Ослабов был совершенно прижат к столу. Опять, как на вокзале, от духоты и массы людей у него закружилась голова. Мажорный голос уполномоченного сливался с надтреснутыми Наташиными колокольчиками, запах ее духов смешивался с запахом деревенского табака и кизяка, который исходил от персов, лица плыли перед его глазами. Дым заполнил всю комнату. Неужели это и есть та общественная работа, к которой он так стремился? Где же тут подвиг, где же тут восторг? Мелкий, маленький позор был вокруг него.

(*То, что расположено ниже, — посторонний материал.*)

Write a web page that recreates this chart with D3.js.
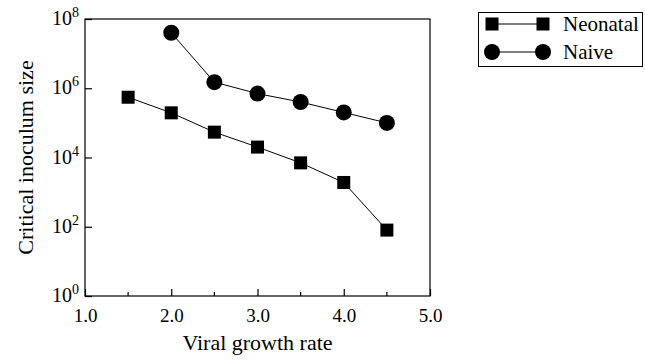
<!DOCTYPE html>
<html>
<head>
<meta charset="utf-8">
<script src="https://cdn.jsdelivr.net/npm/d3@7"></script>
<style>
  body { margin: 0; background: #fff; }
</style>
</head>
<body>
<script>
// data
var growthRate = [1.5, 2.0, 2.5, 3.0, 3.5, 4.0, 4.5];
var neonatal = [5.5e5, 1.95e5, 5.4e4, 2.0e4, 7.0e3, 1.9e3, 80];
var naiveRate = [2.0, 2.5, 3.0, 3.5, 4.0, 4.5];
var naive = [4.0e7, 1.5e6, 7.0e5, 4.0e5, 2.0e5, 1.0e5];
var xTicks = [1.0, 2.0, 3.0, 4.0, 5.0];
var xMinorTicks = [1.5, 2.5, 3.5, 4.5];
var yExponents = [0, 2, 4, 6, 8];
var seriesNames = ["Neonatal", "Naive"];

var serif = "'Liberation Serif'";

var w = 645;
var h = 360;
var padL = 85, padR = 430, padT = 19, padB = 296;

var svg = d3.select("body")
    .append("svg")
    .attr("width", w)
    .attr("height", h);

var xScale = d3.scaleLinear()
    .domain([1, 5])
    .range([padL, padR]);

var yScale = d3.scaleLog()
    .domain([1, 1e8])
    .range([padB, padT]);

// frame
svg.append("rect")
    .attr("x", padL)
    .attr("y", padT)
    .attr("width", padR - padL)
    .attr("height", padB - padT)
    .attr("fill", "none")
    .attr("stroke", "#000")
    .attr("stroke-width", 1.2);

// x axis, ticks pointing inward
var xAxis = d3.axisBottom(xScale)
    .tickValues(xTicks)
    .tickSizeInner(-7)
    .tickSizeOuter(0)
    .tickPadding(13)
    .tickFormat(d3.format(".1f"));

var gx = svg.append("g")
    .attr("transform", "translate(0," + padB + ")")
    .call(xAxis);
gx.attr("font-family", null).attr("font-size", null);
gx.select(".domain").remove();
gx.selectAll("line").attr("stroke-width", 1.2);
gx.selectAll("text")
    .attr("fill", "#000")
    .style("font-family", serif)
    .attr("font-size", 19);

svg.append("g")
    .selectAll("line")
    .data(xMinorTicks)
    .join("line")
    .attr("x1", function(d) { return xScale(d); })
    .attr("x2", function(d) { return xScale(d); })
    .attr("y1", padB)
    .attr("y2", padB - 4)
    .attr("stroke", "#000")
    .attr("stroke-width", 1.2);

// y axis, log, labels as 10^n
var yAxis = d3.axisLeft(yScale)
    .tickValues(yExponents.map(function(e) { return Math.pow(10, e); }))
    .tickSizeInner(-7)
    .tickSizeOuter(0)
    .tickFormat("");

var gy = svg.append("g")
    .attr("transform", "translate(" + padL + ",0)")
    .call(yAxis);
gy.select(".domain").remove();
gy.selectAll("line").attr("stroke-width", 1.2);

var yLab = svg.append("g")
    .selectAll("text")
    .data(yExponents)
    .join("text")
    .attr("x", padL - 6)
    .attr("y", function(d) { return yScale(Math.pow(10, d)) + 6; })
    .attr("text-anchor", "end")
    .style("font-family", serif)
    .attr("font-size", 20);
yLab.append("tspan").text("10");
yLab.append("tspan")
    .attr("dy", -8)
    .attr("font-size", 14)
    .text(function(d) { return d; });

// lines + markers
var line = d3.line()
    .x(function(d) { return xScale(d[0]); })
    .y(function(d) { return yScale(d[1]); });

var neoData = d3.zip(growthRate, neonatal);
var naiveData = d3.zip(naiveRate, naive);

[neoData, naiveData].forEach(function(ds) {
    svg.append("path")
        .datum(ds)
        .attr("d", line)
        .attr("fill", "none")
        .attr("stroke", "#000")
        .attr("stroke-width", 1);
});

var sq = 13;
svg.append("g")
    .selectAll("rect")
    .data(neoData)
    .join("rect")
    .attr("x", function(d) { return xScale(d[0]) - sq / 2; })
    .attr("y", function(d) { return yScale(d[1]) - sq / 2; })
    .attr("width", sq)
    .attr("height", sq)
    .attr("fill", "#000");

svg.append("g")
    .selectAll("circle")
    .data(naiveData)
    .join("circle")
    .attr("cx", function(d) { return xScale(d[0]); })
    .attr("cy", function(d) { return yScale(d[1]); })
    .attr("r", 8)
    .attr("fill", "#000");

// axis titles
svg.append("text")
    .attr("x", (padL + padR) / 2)
    .attr("y", 350)
    .attr("text-anchor", "middle")
    .style("font-family", serif)
    .attr("font-size", 22)
    .text("Viral growth rate");

svg.append("text")
    .attr("transform", "translate(33," + ((padT + padB) / 2) + ") rotate(-90)")
    .attr("text-anchor", "middle")
    .style("font-family", serif)
    .attr("font-size", 22)
    .text("Critical inoculum size");

// legend
var lg = svg.append("g");
lg.append("rect")
    .attr("x", 478.5)
    .attr("y", 12.5)
    .attr("width", 164)
    .attr("height", 54)
    .attr("fill", "none")
    .attr("stroke", "#000")
    .attr("stroke-width", 1);

[24, 52].forEach(function(ry, i) {
    lg.append("line")
        .attr("x1", 492).attr("x2", 543)
        .attr("y1", ry).attr("y2", ry)
        .attr("stroke", "#000");
    [492, 543].forEach(function(mx) {
        if (i === 0) {
            lg.append("rect")
                .attr("x", mx - sq / 2).attr("y", ry - sq / 2)
                .attr("width", sq).attr("height", sq)
                .attr("fill", "#000");
        } else {
            lg.append("circle")
                .attr("cx", mx).attr("cy", ry).attr("r", 8)
                .attr("fill", "#000");
        }
    });
    lg.append("text")
        .attr("x", 563)
        .attr("y", ry + 7)
        .style("font-family", serif)
        .attr("font-size", 21)
        .text(seriesNames[i]);
});
</script>
</body>
</html>
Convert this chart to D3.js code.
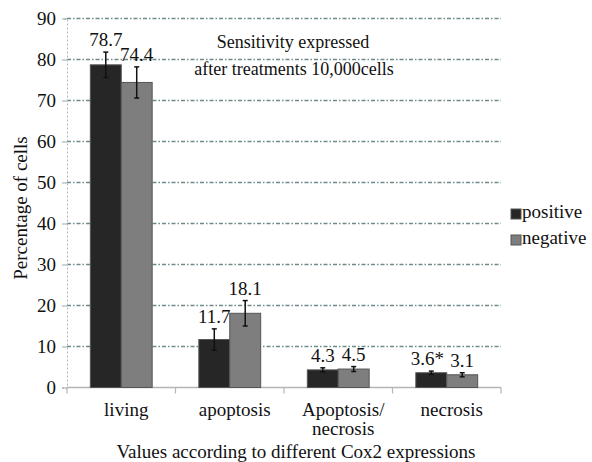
<!DOCTYPE html>
<html><head><meta charset="utf-8">
<script src="https://cdn.jsdelivr.net/npm/d3@7"></script>
<style>body{margin:0;background:#fff}svg{display:block}svg text{font-family:'Liberation Serif','Tinos','Times New Roman','Times','Nimbus Roman','Noto Serif','DejaVu Serif',serif !important;fill:#111}</style>
</head><body><svg id="c" width="592" height="462"></svg>
<script>
const categories = ["living", "apoptosis", "Apoptosis/\nnecrosis", "necrosis"];
const seriesNames = ["positive", "negative"];
const positiveValues = [78.7, 11.7, 4.3, 3.6];
const negativeValues = [74.4, 18.1, 4.5, 3.1];
const positiveErrors = [3.1, 2.6, 0.5, 0.4];
const negativeErrors = [3.8, 3.1, 0.6, 0.5];
const positiveLabels = ["78.7", "11.7", "4.3", "3.6*"];
const negativeLabels = ["74.4", "18.1", "4.5", "3.1"];
const yTicks = [0, 10, 20, 30, 40, 50, 60, 70, 80, 90];
const colors = {positive: "#262626", negative: "#7e7e7e"};

(function() {
const svg = d3.select("#c");
const mL = 67, mR = 501, mT = 18.5, mB = 387.5;
const x = d3.scaleBand().domain(categories).range([mL, mR]).paddingInner(0).paddingOuter(0);
const x1 = d3.scaleBand().domain(seriesNames).range([x.bandwidth()*0.215, x.bandwidth()*0.785]);
const y = d3.scaleLinear().domain([0, 90]).range([mB, mT]);

svg.append("g").selectAll("line").data(yTicks.filter(d => d > 0)).join("line")
  .attr("x1", mL).attr("x2", mR).attr("y1", d => y(d)).attr("y2", d => y(d))
  .attr("stroke", "#6f8a8a").attr("stroke-width", 1.3).attr("stroke-dasharray", "4,2,1.5,2");

const yAxis = d3.axisLeft(y).tickValues(yTicks).tickSize(5).tickPadding(6);
const ga = svg.append("g").attr("transform", `translate(${mL},0)`).call(yAxis);
ga.attr("font-family", null).attr("font-size", null);
ga.select(".domain").attr("stroke", "#aab4b4").attr("stroke-dasharray", "2,2");
ga.selectAll(".tick line").attr("stroke", "#9aa");
ga.selectAll(".tick text").attr("font-size", 19).attr("fill", "#111");

svg.append("line").attr("x1", mL).attr("x2", mR).attr("y1", mB).attr("y2", mB).attr("stroke", "#b5b5b5").attr("stroke-width", 1.5);
svg.append("g").selectAll("line").data(d3.range(categories.length + 1)).join("line")
  .attr("x1", i => mL + i * x.bandwidth()).attr("x2", i => mL + i * x.bandwidth())
  .attr("y1", mB).attr("y2", mB + 6).attr("stroke", "#b5b5b5").attr("stroke-width", 1.2);

const rows = categories.map((c, i) => ({c, vals: [
  {s: "positive", v: positiveValues[i], e: positiveErrors[i], l: positiveLabels[i]},
  {s: "negative", v: negativeValues[i], e: negativeErrors[i], l: negativeLabels[i]}]}));

const g = svg.append("g").selectAll("g").data(rows).join("g").attr("transform", d => `translate(${x(d.c)},0)`);
g.selectAll("rect").data(d => d.vals).join("rect")
  .attr("x", d => x1(d.s)).attr("width", x1.bandwidth()).attr("y", d => y(d.v)).attr("height", d => y(0) - y(d.v))
  .attr("fill", d => colors[d.s]).attr("stroke", "#555").attr("stroke-width", 1);
const eb = g.selectAll("g.eb").data(d => d.vals).join("g").attr("class", "eb");
eb.append("line").attr("x1", d => x1(d.s) + x1.bandwidth()/2).attr("x2", d => x1(d.s) + x1.bandwidth()/2)
  .attr("y1", d => y(d.v + d.e)).attr("y2", d => y(d.v - d.e)).attr("stroke", "#111").attr("stroke-width", 1.5);
eb.selectAll("line.cap").data(d => [[d, d.v + d.e], [d, d.v - d.e]]).join("line").attr("class", "cap")
  .attr("x1", d => x1(d[0].s) + x1.bandwidth()/2 - 2.5).attr("x2", d => x1(d[0].s) + x1.bandwidth()/2 + 2.5)
  .attr("y1", d => y(d[1])).attr("y2", d => y(d[1])).attr("stroke", "#111").attr("stroke-width", 1.5);
g.selectAll("text.val").data(d => d.vals).join("text").attr("class", "val")
  .attr("x", d => x1(d.s) + x1.bandwidth()/2 + (d.l.endsWith("*") ? -4 : 0)).attr("y", d => y(d.v + d.e) - 6)
  .attr("text-anchor", "middle").attr("font-size", 19).text(d => d.l);

svg.append("g").selectAll("text").data(categories).join("text")
  .attr("y", 416).attr("text-anchor", "middle").attr("font-size", 19)
  .each(function(d) {
    d.split("\n").forEach((t, i) => d3.select(this).append("tspan").attr("x", x(d) + x.bandwidth()/2 + 5).attr("dy", i ? 19 : 0).text(t));
  });

svg.append("text").attr("x", 296).attr("y", 458).attr("text-anchor", "middle").attr("font-size", 19)
  .text("Values according to different Cox2 expressions");
svg.append("text").attr("transform", "translate(27,208) rotate(-90)").attr("text-anchor", "middle").attr("font-size", 19)
  .text("Percentage of cells");

svg.append("text").attr("x", 293).attr("y", 48).attr("text-anchor", "middle").attr("font-size", 18).text("Sensitivity expressed");
svg.append("text").attr("x", 294).attr("y", 75).attr("text-anchor", "middle").attr("font-size", 18).text("after treatments 10,000cells");

const lg = svg.append("g").selectAll("g").data(seriesNames).join("g").attr("transform", (d, i) => `translate(511,${210 + i * 26})`);
lg.append("rect").attr("x", 0).attr("y", -1).attr("width", 10).attr("height", 10).attr("fill", d => colors[d]).attr("stroke", "#555");
lg.append("text").attr("x", 11).attr("y", 8).attr("font-size", 19).text(d => d);
})();
</script></body></html>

Но, по-видимому, так казалось только ему и его не привыкшим к этой обстановке глазам. Батуров все свои распоряжения отдавал с видом непогрешимого монарха, его помощники смотрели ему в рот и несколько раз называли его Батур-ханом. Наташа, не скрывая, восхищалась его великолепием. Время от времени Батур-хан разражался коротким горловым смехом, который тотчас же подобострастно подхватывался служащими, с его красных губ ежеминутно срывались бойкие восклицания: «Эй, кто там следующий», или: «Проваливай к черту!», «Да ну тебя, отвяжись». Ласкательные слова типа: «ишак», «рыжий», «голова твоя безмозглая», сопровождаемые милостивыми улыбками, так и сыпались. Иногда, сделав вдруг хмурое лицо, он бросал сразу Ослабову:

– Масса работы!

Ослабов сочувственно кивал ему, презирая себя за это кивание.

Вдруг Батуров вскочил, схватился за голову и воскликнул:

– Довольно! Голова больше не работает.

Кто-то из передней комнаты попробовал еще к нему сунуться, но получил столь энергичный призыв чертова имени со всеми титулами на свою голову, что поспешил убраться.

Опять вынырнул страшный Юзька и хриплым басом своим доложил:

– Автомобиль подан, Арчил Андреевич.

Батуров галантно подставил руку Наташе и другой обнял Ослабова за талию:

– Едем!

Отличный шестиместный автомобиль ожидал у ворот. Ловко лавируя, шофер вывел машину из села и полетел по берегу озера. Цейхгаузы, склады, юрты гарнизона потянулись по правую сторону дороги, а налево играло, пело и билось тяжелыми волнами полное серо-перламутровое озеро. Вблизи оно было гораздо лучше, чем издали. На горизонте окаймляли его невысокие прозрачные горы с жемчужными еще от нерастаявшего снега вершинами. Батуров разнеженно переглядывался с Наташей. Начальник транспорта тоже почувствовал силу красоты природы и принялся обгрызать свои замусоренные ногти. Ослабов, в припадке мировой любви и благости, думал: «Может быть, это с первого взгляда мне все показалось таким дурным?» Подъезжая к лазарету, Батуров стал объяснять Ослабову, где какая постройка, с жаром и увлечением. Автомобиль остановился у проволочной изгороди. Общий вид лазарета № 1 был так же размашист и беспорядочен, как сам Батуров. В глаза прежде всего бросались два низких, сумрачных и тяжелых корпуса, приткнувшихся друг к другу. Можно было подумать, что это какие-нибудь амбары или склады, покинутые персами и наспех занятые войсками. А между тем над постройкой этих амбаров трудилась целая комиссия. За этими корпусами тянулись палатки, плохо растянутые и потому кривые. Между палаток стояли желтые фанерные домики. Они предназначались для позиций, но Батуров расставил их у себя: они казались ему очень шикарными. Со стороны все это имело жалкий, неладный вид. Поодаль громоздились какие-то неоконченные постройки: Батуров всегда строил. Тут готовилась баня, прачечная, приемный покой, и тут же была взрыта земля для будущих канализационных сооружений, в которых пока скоплялась мутная вода и весело плодились лягушки. По самому берегу шли одна за другой выцветшие юрты. Их было около десяти. В них жили сестры.

Ослабов тоскливо оглядывал лазарет.

Молодцевато повернувшись на каблуках, Батуров сказал:

– А сейчас я вам покажу живой инвентарь.